While we don’t know which modern edition the Disney creators read of Aladdin to get their screenplay, I think we can be fairly certain it was one of the dozens of versions that have been published of the Arabian Nights in English in the twentieth century.
Conclusion — Tracing the Elusive History of Aladdin and the Jinni
So now we can draw a more complete picture of the inspiration for the modern version of Aladdin, as shown in Figure 8.
Like Indian Jones traveling in the ancient catacombs beneath various ancient European cities, there are layers upon layers of edifices and hidden history to the tales of Alif Laila, the Thousand and One Nights.
Like the sands that accumulated above the Cave of Wonders over the centuries, the origins of the tale of Aladdin are covered in layers of translations, borrowing, and creative inventions, obscuring it true genesis.

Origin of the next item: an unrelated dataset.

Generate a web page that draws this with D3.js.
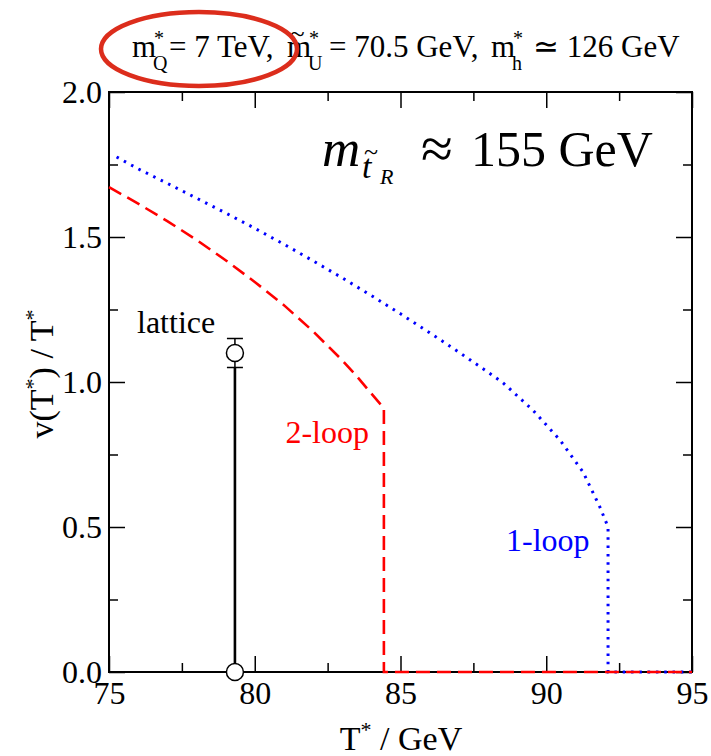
<!DOCTYPE html>
<html>
<head>
<meta charset="utf-8">
<script src="https://cdn.jsdelivr.net/npm/d3@7"></script>
<style>
  body { margin: 0; background: #fff; }
</style>
</head>
<body>
<script>
// data
const xTicks = [75, 80, 85, 90, 95];
const yTicks = [0.0, 0.5, 1.0, 1.5, 2.0];
const xMinor = [77.5, 82.5, 87.5, 92.5];
const yMinor = [0.25, 0.75, 1.25, 1.75];

// 2-loop (red dashed)
const loop2T = [75.0, 76.0, 77.0, 78.0, 79.0, 80.0, 81.0, 82.0, 83.0, 83.5, 84.0, 84.43, 84.43, 95.0];
const loop2V = [1.672, 1.615, 1.555, 1.49, 1.42, 1.345, 1.265, 1.175, 1.075, 1.02, 0.96, 0.91, 0.0, 0.0];

// 1-loop (blue dotted)
const loop1T = [75.26, 76.0, 77.0, 78.0, 79.0, 80.0, 81.0, 82.0, 83.0, 84.0, 85.0, 86.0, 87.0, 88.0, 88.52, 89.54, 90.47, 91.26, 91.84, 92.12, 92.12, 95.0];
const loop1V = [1.776, 1.735, 1.685, 1.634, 1.583, 1.53, 1.475, 1.418, 1.359, 1.298, 1.235, 1.17, 1.103, 1.034, 0.997, 0.903, 0.8, 0.69, 0.569, 0.5, 0.0, 0.0];

// lattice points
const latticeT = [79.32, 79.32];
const latticeV = [1.1, 0.0];
const latticeErr = [0.05, 0.0];

const FONT = '"Liberation Serif", "Times New Roman", serif';
const width = 711, height = 756;
const margin = { top: 92, bottom: 84, left: 109, right: 19 };

let svg = d3.select('body').append('svg')
            .attr('width', width).attr('height', height)
            .style('font-family', FONT);

const xscale = d3.scaleLinear().domain([75, 95]).range([margin.left, width - margin.right]);
const yscale = d3.scaleLinear().domain([0, 2]).range([height - margin.bottom, margin.top]);

const x0 = margin.left, x1 = width - margin.right;
const y0 = height - margin.bottom, y1 = margin.top;

// axes, ticks pointing inward on all four sides
function styleAxis(g) {
  g.attr('font-family', null).attr('font-size', null);
  g.select('.domain').remove();
  g.selectAll('line').attr('stroke', '#000').attr('stroke-width', 1.5);
  g.selectAll('text').attr('fill', '#000').style('font-family', FONT).style('font-size', '32px');
}
svg.append('g').attr('transform', `translate(0,${y0})`)
  .call(d3.axisBottom(xscale).tickValues(xTicks).tickSize(-16).tickPadding(9).tickFormat(d3.format('d')))
  .call(styleAxis);
svg.append('g').attr('transform', `translate(0,${y0})`)
  .call(d3.axisBottom(xscale).tickValues(xMinor).tickSize(-9).tickFormat(''))
  .call(styleAxis);
svg.append('g').attr('transform', `translate(0,${y1})`)
  .call(d3.axisTop(xscale).tickValues(xTicks).tickSize(-16).tickFormat(''))
  .call(styleAxis);
svg.append('g').attr('transform', `translate(0,${y1})`)
  .call(d3.axisTop(xscale).tickValues(xMinor).tickSize(-9).tickFormat(''))
  .call(styleAxis);

svg.append('g').attr('transform', `translate(${x0},0)`)
  .call(d3.axisLeft(yscale).tickValues(yTicks).tickSize(-16).tickPadding(7).tickFormat(d3.format('.1f')))
  .call(styleAxis);
svg.append('g').attr('transform', `translate(${x0},0)`)
  .call(d3.axisLeft(yscale).tickValues(yMinor).tickSize(-9).tickFormat(''))
  .call(styleAxis);
svg.append('g').attr('transform', `translate(${x1},0)`)
  .call(d3.axisRight(yscale).tickValues(yTicks).tickSize(-16).tickFormat(''))
  .call(styleAxis);
svg.append('g').attr('transform', `translate(${x1},0)`)
  .call(d3.axisRight(yscale).tickValues(yMinor).tickSize(-9).tickFormat(''))
  .call(styleAxis);

// frame
svg.append('rect')
  .attr('x', x0).attr('y', y1).attr('width', x1 - x0).attr('height', y0 - y1)
  .attr('fill', 'none').attr('stroke', '#000').attr('stroke-width', 2);

// curves
const line = d3.line().x(d => xscale(d[0])).y(d => yscale(d[1]));

svg.append('path')
  .datum(d3.zip(loop1T, loop1V))
  .attr('d', line)
  .attr('fill', 'none').attr('stroke', '#0000ff').attr('stroke-width', 3)
  .attr('stroke-dasharray', '2.5,5.8');

svg.append('path')
  .datum(d3.zip(loop2T, loop2V))
  .attr('d', line)
  .attr('fill', 'none').attr('stroke', '#ff0000').attr('stroke-width', 2.6)
  .attr('stroke-dasharray', '14,7');

// lattice: error bar, connecting line, circles
const lat = d3.zip(latticeT, latticeV, latticeErr);
svg.append('line')
  .attr('x1', xscale(lat[0][0])).attr('x2', xscale(lat[1][0]))
  .attr('y1', yscale(lat[0][1] - lat[0][2])).attr('y2', yscale(lat[1][1]))
  .attr('stroke', '#000').attr('stroke-width', 2.6);
svg.append('line')
  .attr('x1', xscale(lat[0][0])).attr('x2', xscale(lat[0][0]))
  .attr('y1', yscale(lat[0][1] + lat[0][2])).attr('y2', yscale(lat[0][1] - lat[0][2]))
  .attr('stroke', '#000').attr('stroke-width', 1.5);
[1, -1].forEach(s => {
  svg.append('line')
    .attr('x1', xscale(lat[0][0]) - 8).attr('x2', xscale(lat[0][0]) + 8)
    .attr('y1', yscale(lat[0][1] + s * lat[0][2])).attr('y2', yscale(lat[0][1] + s * lat[0][2]))
    .attr('stroke', '#000').attr('stroke-width', 1.5);
});
svg.selectAll('circle.lat')
  .data(lat)
  .enter()
  .append('circle')
  .attr('class', 'lat')
  .attr('cx', d => xscale(d[0]))
  .attr('cy', d => yscale(d[1]))
  .attr('r', 8.5)
  .attr('fill', '#fff').attr('stroke', '#000').attr('stroke-width', 1.5);

// labels in the plot
svg.append('text').attr('x', 137).attr('y', 333).attr('font-size', 32).text('lattice');
svg.append('text').attr('x', 369).attr('y', 443).attr('font-size', 32)
  .attr('text-anchor', 'end').attr('fill', '#ff0000').text('2-loop');
svg.append('text').attr('x', 506).attr('y', 551).attr('font-size', 32)
  .attr('fill', '#0000ff').text('1-loop');

// m_{t~R} ≈ 155 GeV, one text element with placed pieces
const big = svg.append('text').attr('font-size', 50);
big.append('tspan').attr('x', 322).attr('y', 166).attr('font-size', 53).attr('font-style', 'italic').text('m');
big.append('tspan').attr('x', 362).attr('y', 178).attr('font-size', 34).attr('font-style', 'italic').text('t');
big.append('tspan').attr('x', 364).attr('y', 160).attr('font-size', 26).text('~');
big.append('tspan').attr('x', 380).attr('y', 184).attr('font-size', 22).attr('font-style', 'italic').text('R');
big.append('tspan').attr('x', 421).attr('y', 168).attr('font-size', 58).text('≈');
big.append('tspan').attr('x', 471).attr('y', 166).text('155 GeV');

// title, one text element with placed pieces
const ty = 57;
const title = svg.append('text').attr('font-size', 31);
function sym(x, base, sup, sub, tilde) {
  title.append('tspan').attr('x', x).attr('y', ty).text(base);
  if (tilde) title.append('tspan').attr('x', x + 3).attr('y', ty - 14).attr('font-size', 27).text('~');
  title.append('tspan').attr('x', x + 22).attr('y', ty - 12).attr('font-size', 20).text(sup);
  title.append('tspan').attr('x', x + 21).attr('y', ty + 13).attr('font-size', 20).text(sub);
}
sym(132, 'm', '*', 'Q', false);
title.append('tspan').attr('x', 169).attr('y', ty).text('= 7 TeV,');
sym(287, 'm', '*', 'U', true);
title.append('tspan').attr('x', 329).attr('y', ty).text('= 70.5 GeV,');
sym(491, 'm', '*', 'h', false);
title.append('tspan').attr('x', 533).attr('y', ty).text('≃ 126 GeV');

// red annotation ellipse
svg.append('ellipse')
  .attr('cx', 199).attr('cy', 49).attr('rx', 98).attr('ry', 37)
  .attr('fill', 'none').attr('stroke', '#dc2d1c').attr('stroke-width', 4.5);

// axis titles
const yt = svg.append('text')
  .attr('transform', 'translate(53,374) rotate(-90)')
  .attr('text-anchor', 'middle').attr('font-size', 34);
yt.append('tspan').text('v(T');
yt.append('tspan').attr('font-size', 22).attr('dy', -13).text('*');
yt.append('tspan').attr('dy', 13).text(') / T');
yt.append('tspan').attr('font-size', 22).attr('dy', -13).text('*');

const xt = svg.append('text')
  .attr('x', 401).attr('y', 750)
  .attr('text-anchor', 'middle').attr('font-size', 34);
xt.append('tspan').text('T');
xt.append('tspan').attr('font-size', 22).attr('dy', -13).text('*');
xt.append('tspan').attr('dy', 13).text(' / GeV');
</script>
</body>
</html>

In that way, you might even say that the tale of Aladdin as we know it, unlike say The Hobbit, which had a single author, has been socially constructed starting with the oral storytelling traditions of the Arab world in general and the Aleppo coffeehouses specifically. With recent developments like the Disney adaptations and even the NFTs that I bought, the story is not even close to being over. I predict that there will be more NFTs and blockchain play to earn games that utilize this timeless tale.
The one thing we can be certain of is that the tale of Aladdin will evolve into new media, new formats, with new colorful settings in the years and decades (and perhaps centuries) to come.